The conversation about Robyn Crawford, Huston’s most trusted confidant and by all accounts Houston’s lover since the age of 18 and her lifelong love, is handled briefly and swiftly. Unlike Broomfield’s doc, which explores this as his film’s main subject, family members either have hate for her (brother Gary says “she was nothing, an opportunist,” calling her “evil, wicked.” Friends are more charitable to Crawford and explain her importance on being the only person who could get Houston out of bed and able to perform. But that is cut short, jumping to Houston and Brown’s marriage, Brown’s hatred and jealousy of Crawford and Crawford sending an ‘it’s either him or me’ ultimatum, to which Houston responds with ‘then I accept your resignation.’ This proves to be just one of many of Houston’s unfortunate choices as Brown devolves into a violent adulterer involved in multiple affairs, arrests and accusations of sexual harassment that eventually led to Houston filing for divorce.
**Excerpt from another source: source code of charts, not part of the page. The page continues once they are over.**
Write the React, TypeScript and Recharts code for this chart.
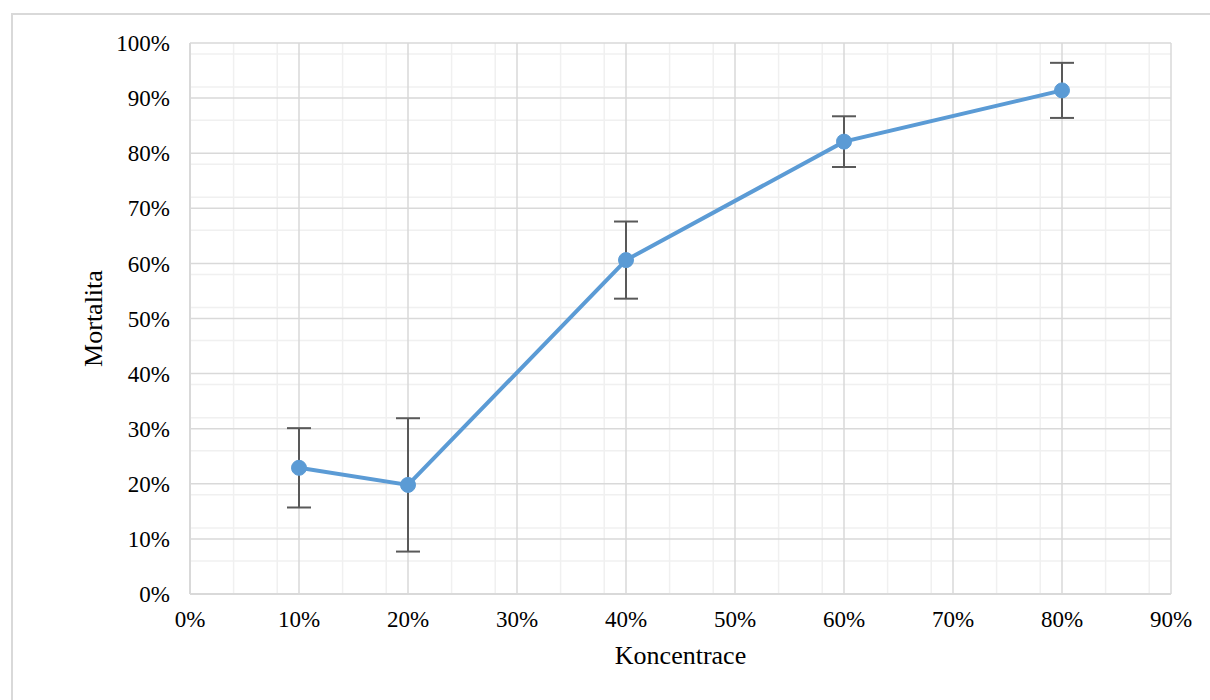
import React from "react";
import {
  LineChart,
  Line,
  XAxis,
  YAxis,
  CartesianGrid,
  ErrorBar,
} from "recharts";

const concentrations = [0.1, 0.2, 0.4, 0.6, 0.8];
const mortality = [0.229, 0.198, 0.606, 0.821, 0.914];
const errors = [0.072, 0.121, 0.07, 0.046, 0.05];

const xTicks = [0, 0.1, 0.2, 0.3, 0.4, 0.5, 0.6, 0.7, 0.8, 0.9];
const yTicks = [0, 0.1, 0.2, 0.3, 0.4, 0.5, 0.6, 0.7, 0.8, 0.9, 1];
const xMinor = [
  0.02, 0.04, 0.06, 0.08, 0.12, 0.14, 0.16, 0.18, 0.22, 0.24, 0.26, 0.28,
  0.32, 0.34, 0.36, 0.38, 0.42, 0.44, 0.46, 0.48, 0.52, 0.54, 0.56, 0.58,
  0.62, 0.64, 0.66, 0.68, 0.72, 0.74, 0.76, 0.78, 0.82, 0.84, 0.86, 0.88,
];
const yMinor = [
  0.02, 0.04, 0.06, 0.08, 0.12, 0.14, 0.16, 0.18, 0.22, 0.24, 0.26, 0.28,
  0.32, 0.34, 0.36, 0.38, 0.42, 0.44, 0.46, 0.48, 0.52, 0.54, 0.56, 0.58,
  0.62, 0.64, 0.66, 0.68, 0.72, 0.74, 0.76, 0.78, 0.82, 0.84, 0.86, 0.88,
  0.92, 0.94, 0.96, 0.98,
];

const data = concentrations.map((x, i) => ({
  x,
  y: mortality[i],
  err: errors[i],
}));

const pct = (v: number) => `${Math.round(v * 100)}%`;
const font = "'Liberation Serif', 'Times New Roman', serif";

export default function App() {
  return (
    <div
      style={{
        position: "absolute",
        left: 0,
        top: 0,
        width: 1210,
        height: 700,
        overflow: "hidden",
        background: "#fff",
        fontFamily: font,
      }}
    >
      <div
        style={{
          position: "absolute",
          left: 11,
          top: 13,
          width: 1220,
          height: 720,
          border: "2px solid #d9d9d9",
          boxSizing: "border-box",
        }}
      />
      <div style={{ position: "absolute", left: 0, top: 0 }}>
        <LineChart
          width={1210}
          height={700}
          data={data}
          margin={{ top: 43, right: 39, left: 110, bottom: 66 }}
        >
          <CartesianGrid
            stroke="#f0f0f0"
            strokeWidth={1.5}
            horizontalValues={yMinor}
            verticalValues={xMinor}
          />
          <CartesianGrid
            stroke="#d9d9d9"
            strokeWidth={1.5}
            horizontalValues={yTicks}
            verticalValues={xTicks}
          />
          <XAxis
            dataKey="x"
            type="number"
            domain={[0, 0.9]}
            ticks={xTicks}
            tickFormatter={pct}
            height={40}
            tickLine={false}
            tickSize={0}
            tickMargin={17}
            axisLine={{ stroke: "#d9d9d9", strokeWidth: 2 }}
            tick={{ fill: "#000", fontSize: 23, fontFamily: font }}
            label={{
              value: "Koncentrace",
              position: "bottom",
              offset: 12,
              fill: "#000",
              fontSize: 26,
              fontFamily: font,
            }}
          />
          <YAxis
            type="number"
            domain={[0, 1]}
            ticks={yTicks}
            tickFormatter={pct}
            width={80}
            tickLine={false}
            tickSize={0}
            tickMargin={20}
            axisLine={{ stroke: "#d9d9d9", strokeWidth: 2 }}
            tick={{ fill: "#000", fontSize: 23, fontFamily: font }}
            label={{
              value: "Mortalita",
              angle: -90,
              position: "left",
              offset: 17,
              textAnchor: "middle",
              fill: "#000",
              fontSize: 26,
              fontFamily: font,
            }}
          />
          <Line
            type="linear"
            dataKey="y"
            stroke="#5b9bd5"
            strokeWidth={4}
            dot={{ r: 7.5, fill: "#5b9bd5", stroke: "#5b9bd5", strokeWidth: 1 }}
            activeDot={false}
            isAnimationActive={false}
          >
            <ErrorBar
              dataKey="err"
              direction="y"
              width={12}
              stroke="#595959"
              strokeWidth={2}
              isAnimationActive={false}
            />
          </Line>
        </LineChart>
      </div>
    </div>
  );
}
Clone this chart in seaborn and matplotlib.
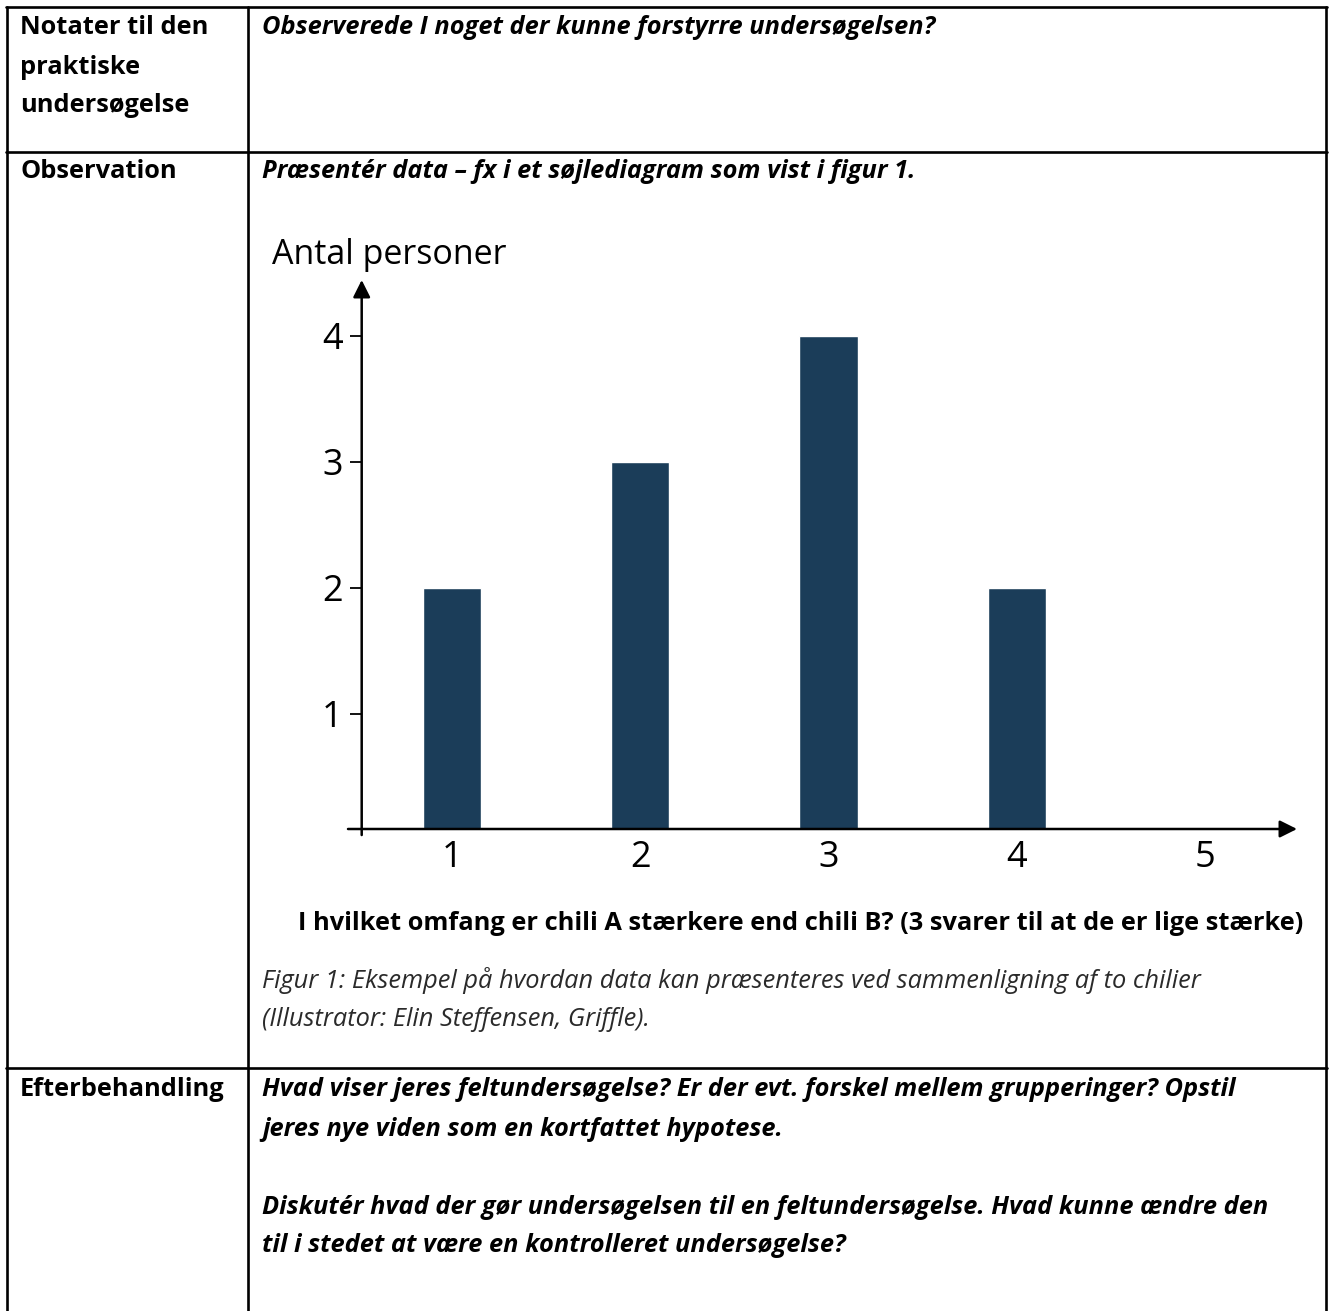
import numpy as np
import matplotlib
matplotlib.use("Agg")
import matplotlib.pyplot as plt
import seaborn as sns
from matplotlib.lines import Line2D

# -----------------------------
# Data
# -----------------------------
scores = ["1", "2", "3", "4", "5"]
persons = [2, 3, 4, 2, 0]
y_ticks = [1, 2, 3, 4]

row_labels = [
    ["Notater til den", "praktiske", "undersøgelse"],
    ["Observation"],
    ["Efterbehandling"],
]
row1_text = "Observerede I noget der kunne forstyrre undersøgelsen?"
row2_text = "Præsentér data – fx i et søjlediagram som vist i figur 1."
y_label = "Antal personer"
x_label = "I hvilket omfang er chili A stærkere end chili B? (3 svarer til at de er lige stærke)"
caption = [
    "Figur 1: Eksempel på hvordan data kan præsenteres ved sammenligning af to chilier",
    "(Illustrator: Elin Steffensen, Griffle).",
]
row3_text = [
    "Hvad viser jeres feltundersøgelse? Er der evt. forskel mellem grupperinger? Opstil",
    "jeres nye viden som en kortfattet hypotese.",
    "",
    "Diskutér hvad der gør undersøgelsen til en feltundersøgelse. Hvad kunne ændre den",
    "til i stedet at være en kontrolleret undersøgelse?",
]

# -----------------------------
# Figure setup
# -----------------------------
sns.set_theme(style="white")
plt.rcParams["font.family"] = ["Open Sans", "DejaVu Sans"]
plt.rcParams["text.color"] = "black"

W, H = 1330, 1311
fig = plt.figure(figsize=(W / 100, H / 100), dpi=100)
fig.patch.set_facecolor("white")


def fx(px):
    return px / W


def fy(py):
    return 1 - py / H


# -----------------------------
# Table grid
# -----------------------------
grid_lw = 1.9
for x0 in [7, 248, 1326]:
    fig.add_artist(Line2D([fx(x0), fx(x0)], [fy(7), fy(H + 5)], color="black", lw=grid_lw))
for y0 in [7, 152, 1068]:
    fig.add_artist(Line2D([fx(6), fx(1327)], [fy(y0), fy(y0)], color="black", lw=grid_lw))

txt_size = 18.3
line_pitch = 39
row_tops = [28, 171, 1090]
for top, lines in zip(row_tops, row_labels):
    for i, s in enumerate(lines):
        fig.text(fx(20), fy(top + i * line_pitch), s, fontsize=txt_size,
                 fontweight="bold", va="center", ha="left")

fig.text(fx(262), fy(row_tops[0]), row1_text, fontsize=txt_size,
         fontweight="bold", style="italic", va="center", ha="left")
fig.text(fx(262), fy(row_tops[1]), row2_text, fontsize=txt_size,
         fontweight="bold", style="italic", va="center", ha="left")
for i, s in enumerate(row3_text):
    if s:
        fig.text(fx(262), fy(row_tops[2] + i * line_pitch), s, fontsize=txt_size,
                 fontweight="bold", style="italic", va="center", ha="left")

fig.text(fx(801), fy(923), x_label, fontsize=txt_size, fontweight="bold",
         va="center", ha="center")
for i, s in enumerate(caption):
    fig.text(fx(262), fy(981 + i * line_pitch), s, fontsize=txt_size,
             style="italic", color="#2a2a2a", va="center", ha="left")

# -----------------------------
# Bar chart
# -----------------------------
ax_l, ax_r, ax_t, ax_b = 348, 1297, 280, 829
ax = fig.add_axes([fx(ax_l), fy(ax_b), fx(ax_r - ax_l), (ax_b - ax_t) / H])
ax.set_facecolor("none")

sns.barplot(x=scores, y=persons, color="#1b3d59", saturation=1, width=0.31,
            ax=ax, zorder=2)

px_per_cat = 188.4
cat0_px = 451.8
ax.set_xlim((ax_l - cat0_px) / px_per_cat, (ax_r - cat0_px) / px_per_cat)
ax.set_ylim(0.087, 4.444)
yaxis_x = (361.7 - cat0_px) / px_per_cat

for side in ["top", "right", "bottom"]:
    ax.spines[side].set_visible(False)
ax.spines["left"].set_position(("data", yaxis_x))
ax.spines["left"].set_visible(False)

arrow = dict(arrowstyle="-|>", color="black", lw=1.8, mutation_scale=26,
             shrinkA=0, shrinkB=0)
ax.annotate("", xy=(1.0, 0.0), xytext=(0.0, 0.0), xycoords="axes fraction",
            arrowprops=arrow, annotation_clip=False)
ax.annotate("", xy=(yaxis_x, 1.0), xytext=(yaxis_x, -0.011),
            xycoords=ax.get_xaxis_transform(), arrowprops=arrow,
            annotation_clip=False)

ax.set_yticks(y_ticks)
ax.set_yticklabels([str(t) for t in y_ticks])
ax.tick_params(axis="y", direction="out", length=8.5, width=1.3, pad=5,
               labelsize=26, colors="black", left=True)
ax.tick_params(axis="x", length=0, pad=8, labelsize=26, colors="black")
ax.set_xlabel("")
ax.set_ylabel("")

fig.text(fx(272), fy(255), y_label, fontsize=24.5, va="center", ha="left")

fig.savefig("out.png", dpi=100, facecolor="white")
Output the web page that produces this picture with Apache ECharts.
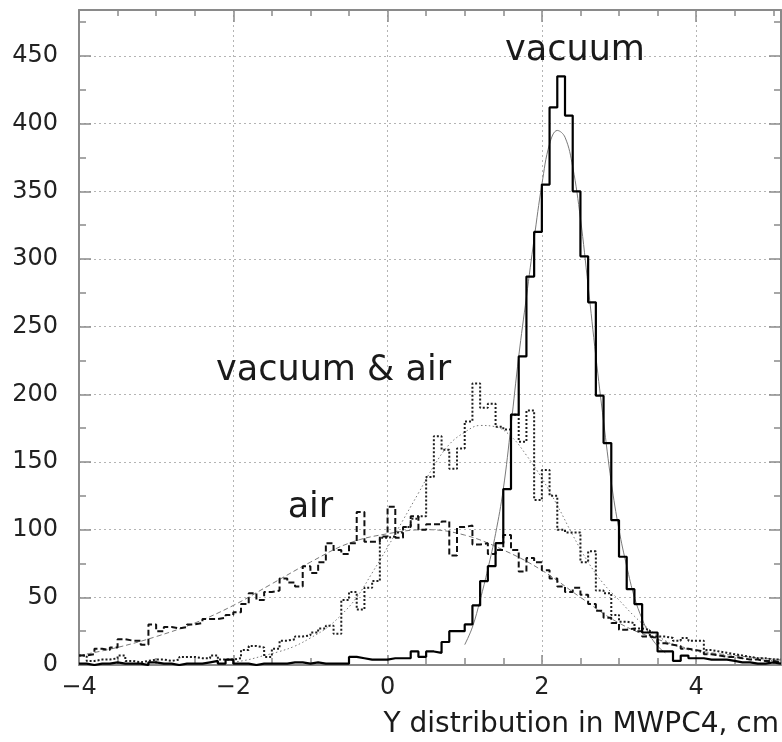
<!DOCTYPE html>
<html>
<head>
<meta charset="utf-8">
<script src="https://cdn.jsdelivr.net/npm/echarts@6/dist/echarts.min.js"></script>
<style>html,body{margin:0;padding:0;background:#fff}#c{width:782px;height:742px}</style>
</head>
<body>
<div id="c"></div>
<script>
// ---- data (histograms: 91 bins of width 0.1 starting at -4) ----
const binStart = -4;
const binWidth = 0.1;

const vacuum = [
  1,0,1,1,2,1,1,1,0,2,
  1,1,0,1,1,1,2,3,1,4,
  1,1,0,1,1,1,1,2,2,1,
  2,1,1,1,1,6,5,4,4,4,
  5,5,5,10,6,10,9,17,25,25,
  30,44,62,73,90,130,185,228,287,320,
  355,412,435,406,350,302,268,199,164,107,
  80,56,45,24,24,10,10,3,7,5,
  5,4,4,4,3,2,2,1,1,2,
  1
];
const vacuumAir = [
  7,3,4,4,5,7,3,2,3,4,
  4,3,4,6,6,5,5,7,4,4,
  5,11,14,13,6,12,18,19,21,22,
  24,27,29,23,48,54,41,57,62,94,
  95,98,102,108,110,139,169,159,145,160,
  180,208,190,193,176,174,185,165,188,122,
  144,125,100,98,98,76,84,55,53,37,
  32,31,27,26,21,21,20,18,20,18,
  18,11,10,9,8,7,6,5,5,4,
  4
];
const air = [
  7,8,12,11,13,19,18,18,15,30,
  25,28,27,28,30,31,34,34,35,37,
  39,45,53,48,54,55,64,61,58,73,
  68,76,90,85,82,90,113,91,91,95,
  117,94,102,110,100,104,104,106,81,102,
  103,89,90,82,85,96,85,69,79,76,
  70,64,58,54,57,52,45,40,35,31,
  26,27,25,21,20,16,15,14,12,11,
  10,8,7,6,6,5,4,4,3,3,
  2
];

// fitted curves
const vacFitX = [1.0,1.1,1.2,1.3,1.4,1.5,1.6,1.7,1.8,1.9,2.0,2.1,2.2,2.3,2.4,2.5,2.6,2.7,2.8,2.9,3.0,3.1,3.2,3.3,3.4,3.5,3.6];
const vacFitY = [15,28,48,71,97,130,177,228,272,315,355,385,395,390,368,330,280,228,180,135,100,73,50,34,22,14,9];

const vaFitX = [-2.0,-1.8,-1.6,-1.4,-1.2,-1.0,-0.8,-0.6,-0.4,-0.2,0,0.2,0.4,0.6,0.8,1.0,1.2,1.4,1.6,1.8,2.0,2.2,2.4,2.6,2.8,3.0,3.2,3.4,3.6,3.8,4.0,4.4,4.8,5.1];
const vaFitY = [2,4,7,10,14,20,27,37,50,68,87,107,127,147,163,172,177,176,169,155,138,118,96,76,60,48,36,26,18,13,10,6,4,3];

const airFitX = [-4,-3.5,-3,-2.5,-2,-1.5,-1,-0.5,0,0.5,1,1.5,2,2.5,3,3.5,4,4.5,5.1];
const airFitY = [7,13,21,31,44,60,76,90,97,100,96,85,70,50,31,19,11,7,4];

const xMin = -4, xMax = 5.1, xMajor = 2, xMinor = 0.5;
const yMin = 0, yMax = 484, yMajor = 50, yMinor = 25;

const labels = [
  {text: 'vacuum', x: 2.43, y: 454},
  {text: 'vacuum & air', x: -0.7, y: 217},
  {text: 'air', x: -1.0, y: 116}
];
const axisTitle = 'Y distribution in MWPC4, cm';

// ---- build ----
function histData(vals) {
  const d = vals.map((v, i) => [+(binStart + i * binWidth).toFixed(3), v]);
  d.push([+(binStart + vals.length * binWidth).toFixed(3), vals[vals.length - 1]]);
  return d;
}
function pairs(xs, ys) { return xs.map((x, i) => [x, ys[i]]); }

const FONT = 'DejaVu Sans';
const frame = '#8a8a8a';
const grid = {left: 79, right: 1, top: 10, bottom: 77};
const gridLine = {show: true, lineStyle: {color: '#b4b4b4', width: 1, type: [2, 3]}};
const fmt = v => String(v).replace('-', '\u2212');

function deco(pos, dim, interval, len, line) {
  return {
    type: 'value', position: pos, min: dim === 'x' ? xMin : yMin, max: dim === 'x' ? xMax : yMax,
    interval: interval,
    axisLine: {show: !!line, onZero: false, lineStyle: {color: frame, width: 2}},
    axisTick: {show: true, inside: true, length: len, lineStyle: {color: frame, width: 1.5}},
    axisLabel: {show: false},
    splitLine: {show: false}
  };
}

const chart = echarts.init(document.getElementById('c'), null, {renderer: 'canvas'});
const lineBase = {type: 'line', showSymbol: false, symbol: 'none', silent: true, animation: false, xAxisIndex: 0, yAxisIndex: 0};

chart.setOption({
  animation: false,
  backgroundColor: '#fff',
  grid: grid,
  xAxis: [
    {
      type: 'value', position: 'bottom', min: xMin, max: xMax, interval: xMajor,
      axisLine: {show: true, onZero: false, lineStyle: {color: frame, width: 2}},
      axisTick: {show: true, inside: true, length: 10, lineStyle: {color: frame, width: 1.5}},
      axisLabel: {show: true, margin: 11, color: '#222', fontFamily: FONT, fontSize: 24, showMaxLabel: false, formatter: fmt},
      splitLine: gridLine
    },
    deco('bottom', 'x', xMinor, 7, false),
    deco('top', 'x', xMinor, 6, true),
    deco('top', 'x', xMajor, 12, false)
  ],
  yAxis: [
    {
      type: 'value', position: 'left', min: yMin, max: yMax, interval: yMajor,
      axisLine: {show: true, onZero: false, lineStyle: {color: frame, width: 2}},
      axisTick: {show: true, inside: true, length: 12, lineStyle: {color: frame, width: 1.5}},
      axisLabel: {show: true, margin: 21, color: '#222', fontFamily: FONT, fontSize: 24, showMaxLabel: false},
      splitLine: gridLine
    },
    deco('left', 'y', yMinor, 7, false),
    deco('right', 'y', yMinor, 7, true),
    deco('right', 'y', yMajor, 12, false)
  ],
  series: [
    Object.assign({}, lineBase, {data: pairs(airFitX, airFitY), smooth: 0.4, lineStyle: {color: '#7a7a7a', width: 1, type: [5, 3]}}),
    Object.assign({}, lineBase, {data: pairs(vaFitX, vaFitY), smooth: 0.4, lineStyle: {color: '#7a7a7a', width: 1, type: [1.5, 2.5]}}),
    Object.assign({}, lineBase, {data: pairs(vacFitX, vacFitY), smooth: 0.4, lineStyle: {color: '#7a7a7a', width: 1}}),
    Object.assign({}, lineBase, {data: histData(vacuumAir), step: 'end', lineStyle: {color: '#1e1e1e', width: 2, type: [2, 2]}}),
    Object.assign({}, lineBase, {data: histData(air), step: 'end', lineStyle: {color: '#111', width: 2, type: [6, 3]}}),
    Object.assign({}, lineBase, {data: histData(vacuum), step: 'end', lineStyle: {color: '#000', width: 2.2}})
  ]
});

// text labels placed in data coordinates via the chart's own scales
const g = labels.map(l => {
  const p = chart.convertToPixel({xAxisIndex: 0, yAxisIndex: 0}, [l.x, l.y]);
  return {type: 'text', x: p[0], y: p[1], silent: true,
    style: {text: l.text, fontSize: 35, fontFamily: FONT, fill: '#1a1a1a', align: 'center', verticalAlign: 'middle'}};
});
g.push({type: 'text', x: 779, y: 725, silent: true,
  style: {text: axisTitle, fontSize: 28, fontFamily: FONT, fill: '#1a1a1a', align: 'right', verticalAlign: 'middle'}});
chart.setOption({graphic: g});
</script>
</body>
</html>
If Macdonald’s film has one thing on Broomfield’s it’s the bombshell revelation that during the period when Cissy would be away on tour and Whitney and her brothers Michael and Gary were shuttled around from family to family for a place to stay, that Whitney (and her brother Gary) were molested as children. This is something that’s never been spoken about, or even hinted about, as a possible catalyst for the series of bad choices Houston made over the span of her 30+ year career. Most shocking of all is that both Gary and her aunt Mary actually reveal who it was: Dee Dee Warwick, Whitney’s own cousin and sister to Dionne Warwick. Warwick died of a drug overdose four years before Whitney did, in 2008. Mary goes on to theorize that this incident is likely what kept Whitney from being able to truly embrace her sexuality and that marrying a man and having children would simply gloss over those secrets. But, as one interviewee says early in the film, “When you don’t deal with secrets, they never go away.” Indeed they don’t and in the case of Houston, it was probably the very thing that made her tragic end almost inevitable.